Creating Psychological Safety
The term ‘psychological safety’ has received a growing amount of attention over the past two decades. Simply put, psychological safety makes it possible for people to share ideas, ask for help, and take moderate risks. It allows people to do this because there is no fear of rejection, embarrassment, or punishment. This means that people don’t have to choose ‘safe or easy’ over what’s right and possibly unreasonable, but innovative. When we create compliant environments, we are definitely going to see a scarcity of remarkable choices. Remarkable mindsets flourish in spaces where we feel permission to simply be. This is one reason why organisations must spend time deliberating their workplace culture, contemplating whether the culture fosters autonomy and engagement or compliance and avoidance.

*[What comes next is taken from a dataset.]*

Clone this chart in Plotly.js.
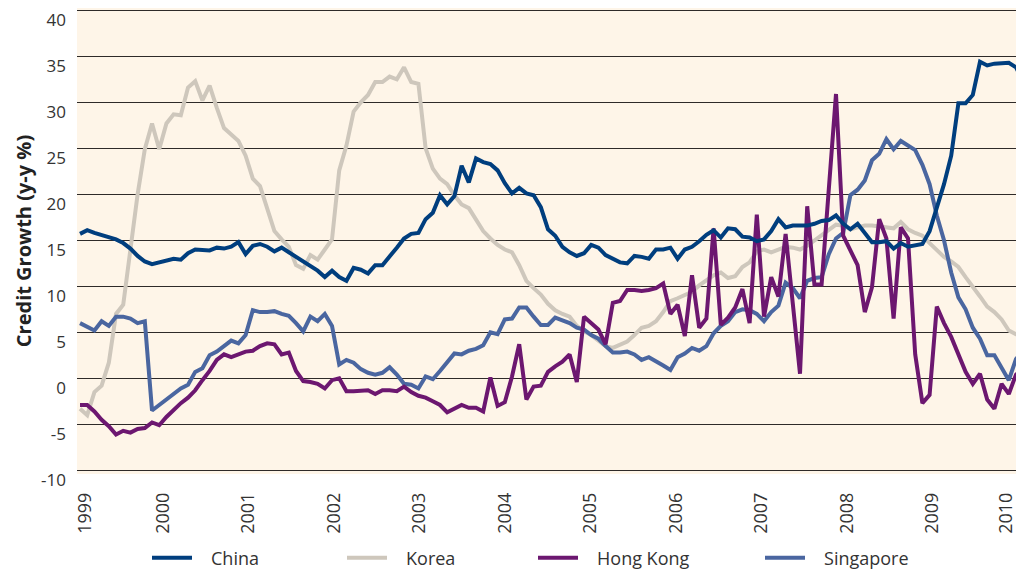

In today’s world, the organisation whose people choose ‘remarkable responses’ will certainly trump those whose people nod yes externally, and internally say no.
Creating Belief
Some rather hair-raising social science experiments revealed that when a teacher believes a student is capable and resourceful, the student moves in a direction that makes the belief possible and achievable. But when they believe that the student is incapable, unintelligent, and dependent, then the student fulfils this prophecy.
Such research is unsettling. It highlights how your response and attitude to others impacts how they show up. Whenever you or I make a huge judgment call like, ‘I am surrounded by idiots’ (ala Scar in Lion King), we’re actually pronouncing a judgment on ourselves. The starting quote by Goethe brings this point home beautifully. When we see people having the potential to show up in remarkable ways, treating them in this manner and communicating this, they are more likely to do so.
We need to remember that a remarkable mindset is an authentic choice. What this response looks like might differ from person to person. But it’s always the choice to push against default mediocrity. That’s what we need and want. Supporting people to be remarkable is not the command for them to do things the way you want them done. When people feel and know that you believe they can step up, they tend to do so. But in ways that are true to them. They live out their potential.
Being remarkable ties into the power of a growth mindset and how it plays a key role in our ability to learn, grow, and excel. Whereas a fixed mindset, one that is rigid and unwilling to be pushed or challenged, literally stops itself from developing further.
If you haven’t yet, I recommend you read the compelling blog we wrote about how to get a growth mindset and why it will change your life forever.
So, in summary: I am accountable for my remarkable mindset, and the remarkable mindset of others. Hmm – not sure I like that. But think what’s possible when I take accountability for both and create environments that produce what the world desperately needs – remarkable people.